In his latest article Mahadin argued that Israel with the help of the US intends to fragment and divide the Arab countries in order to keep it under its control. To achieve this, Israel and its western allies are resorting to “soft fragmentation” under the guise of “reform” and “democracy.” This is not to say however, that intellectuals like Mahadin are against democracy or political reform, but the priority for them at this point, is to resist the Israeli occupation and US domination of Arab lands.

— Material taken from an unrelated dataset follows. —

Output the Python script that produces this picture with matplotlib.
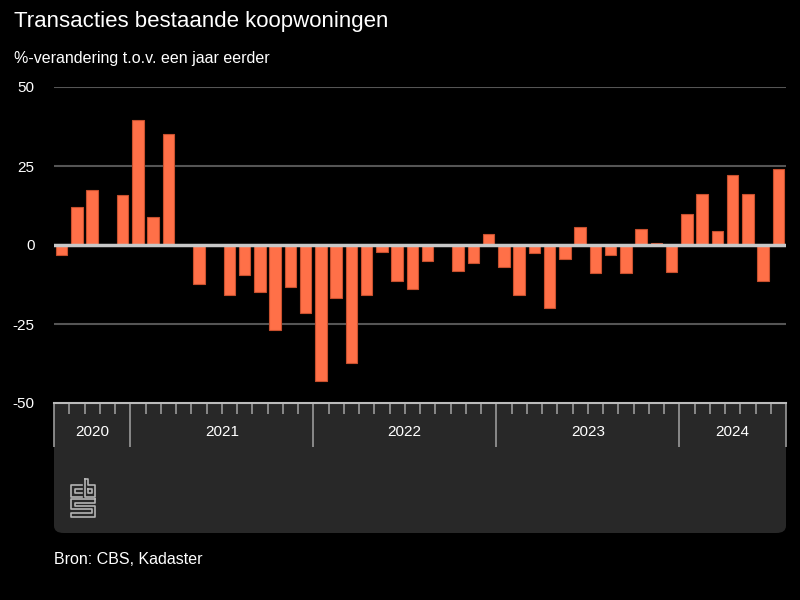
import numpy as np
import matplotlib
matplotlib.use("Agg")
import matplotlib.pyplot as plt
from matplotlib.patches import FancyBboxPatch, Rectangle
from matplotlib.lines import Line2D

plt.rcParams['font.family'] = ['Liberation Sans', 'DejaVu Sans']

# monthly change, Aug 2020 .. Jul 2024
values_2020 = [-3.1, 11.9, 17.5, 0.0, 15.7]
values_2021 = [39.5, 9.0, 35.2, 0.0, -12.3, 0.0, -15.8, -9.4, -14.9, -26.8, -13.2, -21.6]
values_2022 = [-42.9, -16.9, -37.4, -15.8, -2.1, -11.4, -14.0, -5.1, 0.0, -8.2, -5.6, 3.5]
values_2023 = [-6.9, -15.8, -2.5, -20.0, -4.3, 5.6, -8.9, -3.1, -8.9, 5.2, 0.6, -8.6]
values_2024 = [9.8, 16.2, 4.4, 22.1, 16.2, -11.4, 24.2]
years = ['2020', '2021', '2022', '2023', '2024']
yticks = [-50, -25, 0, 25, 50]

per_year = [values_2020, values_2021, values_2022, values_2023, values_2024]
values = np.concatenate(per_year)
x = np.arange(len(values))

W, H = 800, 600
fig = plt.figure(figsize=(8, 6), dpi=100, facecolor='black')


def fx(px):
    return px / W


def fy(py):
    return 1 - py / H


# dark band below the plot
box_col = '#282828'
fig.add_artist(Rectangle((fx(54), fy(480)), fx(786) - fx(54), fy(403) - fy(480),
                         transform=fig.transFigure, facecolor=box_col, edgecolor='none', zorder=0))
fig.add_artist(FancyBboxPatch((fx(54), fy(533)), fx(786) - fx(54), fy(420) - fy(533),
                              boxstyle='round,pad=0,rounding_size=0.012',
                              transform=fig.transFigure, facecolor=box_col, edgecolor='none', zorder=0))

ax = fig.add_axes([fx(54), fy(403), fx(786) - fx(54), fy(87) - fy(403)])
ax.set_facecolor('black')
ax.set_ylim(-50, 50)
ax.set_xlim(-0.5, len(values) - 0.5)

for v in [50, 25, -25]:
    ax.axhline(v, color='#555555', lw=1.5, zorder=1)
ax.bar(x, values, width=0.74, color='#ff7048', edgecolor='#c8502e', linewidth=0.8, zorder=2)
ax.axhline(0, color='#c8c8c8', lw=2.5, zorder=3)

for s in ['top', 'left', 'right']:
    ax.spines[s].set_visible(False)
ax.spines['bottom'].set_color('#bbbbbb')
ax.spines['bottom'].set_linewidth(1.5)

ax.set_yticks(yticks)
ax.set_yticklabels([str(t) for t in yticks])
ax.tick_params(axis='y', length=0, pad=14, labelcolor='white', labelsize=11)

# month and year boundaries
bounds = np.cumsum([0] + [len(v) for v in per_year]) - 0.5
months = [b for b in np.arange(-0.5, len(values), 1.0) if b not in bounds]
ax.set_xticks(bounds)
ax.set_xticklabels([])
ax.set_xticks(months, minor=True)
ax.tick_params(axis='x', which='major', length=32, width=1.2, color='#9a9a9a', direction='out')
ax.tick_params(axis='x', which='minor', length=8, width=1.2, color='#9a9a9a', direction='out')

for i, yr in enumerate(years):
    c = (bounds[i] + bounds[i + 1]) / 2
    ax.annotate(yr, xy=(c, 0), xycoords=('data', 'axes fraction'), xytext=(0, -21),
                textcoords='offset points', ha='center', va='center', color='white', fontsize=11)

fig.text(fx(14), fy(22), 'Transacties bestaande koopwoningen', color='white', fontsize=16,
         ha='left', va='center')
fig.text(fx(14), fy(58), '%-verandering t.o.v. een jaar eerder', color='white', fontsize=11.5,
         ha='left', va='center')
fig.text(fx(54), fy(560), 'Bron: CBS, Kadaster', color='white', fontsize=11.5,
         ha='left', va='center')

# rough cbs logo
logo_col = '#b4b4b4'
logo = [
    [(81.5, 485), (71, 485), (71, 496.5), (81.5, 496.5)],
    [(81.5, 488.5), (74.5, 488.5), (74.5, 493), (81.5, 493)],
    [(84.5, 479), (84.5, 496.5), (95, 496.5), (95, 485), (88, 485), (88, 479), (84.5, 479)],
    [(88, 488.5), (91.5, 488.5), (91.5, 493), (88, 493), (88, 488.5)],
    [(95, 499), (71, 499), (71, 509), (91.5, 509), (91.5, 513), (71, 513), (71, 516.5), (95, 516.5),
     (95, 505.5), (74.5, 505.5), (74.5, 502.5), (95, 502.5), (95, 499)],
]
for path in logo:
    xs = [fx(p[0]) for p in path]
    ys = [fy(p[1]) for p in path]
    fig.add_artist(Line2D(xs, ys, transform=fig.transFigure, color=logo_col, lw=1.2))

fig.savefig('out.png', dpi=100, facecolor='black')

The second camp that although supports the idea of removing the current Baath regime from Syria and bringing democracy even if it required some kind foreign intervention is represented by the signers of “ Damascus Declaration.” The Damascus Declaration is a statement signed by over 250 Syrian opposition figures in 2005 advocating the gradual reform the Syrian politics. Dalbah argues that noted figures in this group like writer Michel Kilo have inched closer to accepting and supporting the idea of Western intervention in their country to remove Assad’s regime from power.
The daily anti-Assad protests in Amman, Beirut, Kuwait, Manama and elsewhere, which are strongly calling for the toppling of Assad and his family from power, but none at this point have expressed any support for any direct Western intervention in Syria.
Ali Younes is a writer and political analyst based in Washington DC.